I teach a middle aged man who comes for an intensive riding day every couple of weeks; he`s lovely, and you can really see him progressing. Today I was amazed to see his sitting trot without stirrups – long legs, deep seat, that Carl Hester would be proud of. But today we had a breakthrough, we started doing leg yield and in the process of the two hour morning session I got him feeling how the horses were going, correcting them himself, thinking about how to improve them, the horse`s weaknesses and strengths, etc. Even in the canter he managed to balance the canter which meant that he could really sit into it. It`s such a great feeling of achievement!
But what I like most about teaching him is that he is very methodical and logical, and often it takes a couple of explanations. Sometimes he`ll just stop mid exercise to check which leg is doing what. I find it helps me clarify my explanations and also makes me think about what I`m saying rather than just regurgitating last weeks spiel. Today I was asked this;
“Which is the correct diagonal when you`re hacking? I mean, in the school it`s obvious, but what do you use to guide you onto the diagonal?”

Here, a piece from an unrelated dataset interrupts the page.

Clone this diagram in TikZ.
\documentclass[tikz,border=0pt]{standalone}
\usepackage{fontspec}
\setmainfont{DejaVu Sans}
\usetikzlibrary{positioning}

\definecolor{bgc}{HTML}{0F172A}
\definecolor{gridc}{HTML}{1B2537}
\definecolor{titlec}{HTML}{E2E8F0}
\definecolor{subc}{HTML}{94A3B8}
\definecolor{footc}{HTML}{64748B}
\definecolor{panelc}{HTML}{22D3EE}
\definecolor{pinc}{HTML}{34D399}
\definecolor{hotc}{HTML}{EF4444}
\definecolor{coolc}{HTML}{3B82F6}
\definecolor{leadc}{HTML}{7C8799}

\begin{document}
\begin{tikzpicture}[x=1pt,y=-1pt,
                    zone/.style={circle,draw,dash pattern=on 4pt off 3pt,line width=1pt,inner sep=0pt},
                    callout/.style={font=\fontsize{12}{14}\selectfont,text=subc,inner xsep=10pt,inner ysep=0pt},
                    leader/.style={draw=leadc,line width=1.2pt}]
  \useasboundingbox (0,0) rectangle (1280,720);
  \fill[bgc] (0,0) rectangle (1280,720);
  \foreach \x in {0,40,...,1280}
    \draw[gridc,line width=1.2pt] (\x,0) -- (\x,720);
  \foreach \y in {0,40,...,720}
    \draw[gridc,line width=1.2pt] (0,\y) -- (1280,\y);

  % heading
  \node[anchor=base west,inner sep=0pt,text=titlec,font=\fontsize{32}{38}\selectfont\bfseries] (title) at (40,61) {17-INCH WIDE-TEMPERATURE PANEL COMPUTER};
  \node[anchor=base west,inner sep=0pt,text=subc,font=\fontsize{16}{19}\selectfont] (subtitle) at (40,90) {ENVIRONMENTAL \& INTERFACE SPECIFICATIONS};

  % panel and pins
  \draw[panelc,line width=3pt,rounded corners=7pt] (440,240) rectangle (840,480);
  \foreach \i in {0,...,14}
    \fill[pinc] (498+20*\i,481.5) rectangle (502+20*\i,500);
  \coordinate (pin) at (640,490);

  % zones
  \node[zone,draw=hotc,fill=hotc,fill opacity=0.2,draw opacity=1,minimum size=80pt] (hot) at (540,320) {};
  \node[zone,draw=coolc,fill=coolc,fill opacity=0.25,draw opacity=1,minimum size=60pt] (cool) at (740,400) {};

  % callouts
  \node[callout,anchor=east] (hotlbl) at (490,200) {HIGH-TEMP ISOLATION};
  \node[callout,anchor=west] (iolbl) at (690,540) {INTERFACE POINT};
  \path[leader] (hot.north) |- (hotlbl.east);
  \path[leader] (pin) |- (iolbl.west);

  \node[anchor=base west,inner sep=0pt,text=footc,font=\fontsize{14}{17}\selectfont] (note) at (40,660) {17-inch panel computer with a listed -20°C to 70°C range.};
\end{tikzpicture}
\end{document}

It`s a good one; I explained about circles and the outer foreleg travelling further forward and the inside hind coming under to take more weight, so it helps the horse to alleviate our weight when they`re doing this. I then went on to the fact the in the school we should talk about correct or incorrect diagonals (using the outside leg) and then when hacking have right and left diagonals. Ultimately it doesn`t matter which you rise on, but the horse will accommodate this and develop more muscle and become one sided therefore you are better to alternate you diagonals regularly.
He was satisfied with this answer and I know now to use the terms left, right, correct, incorrect!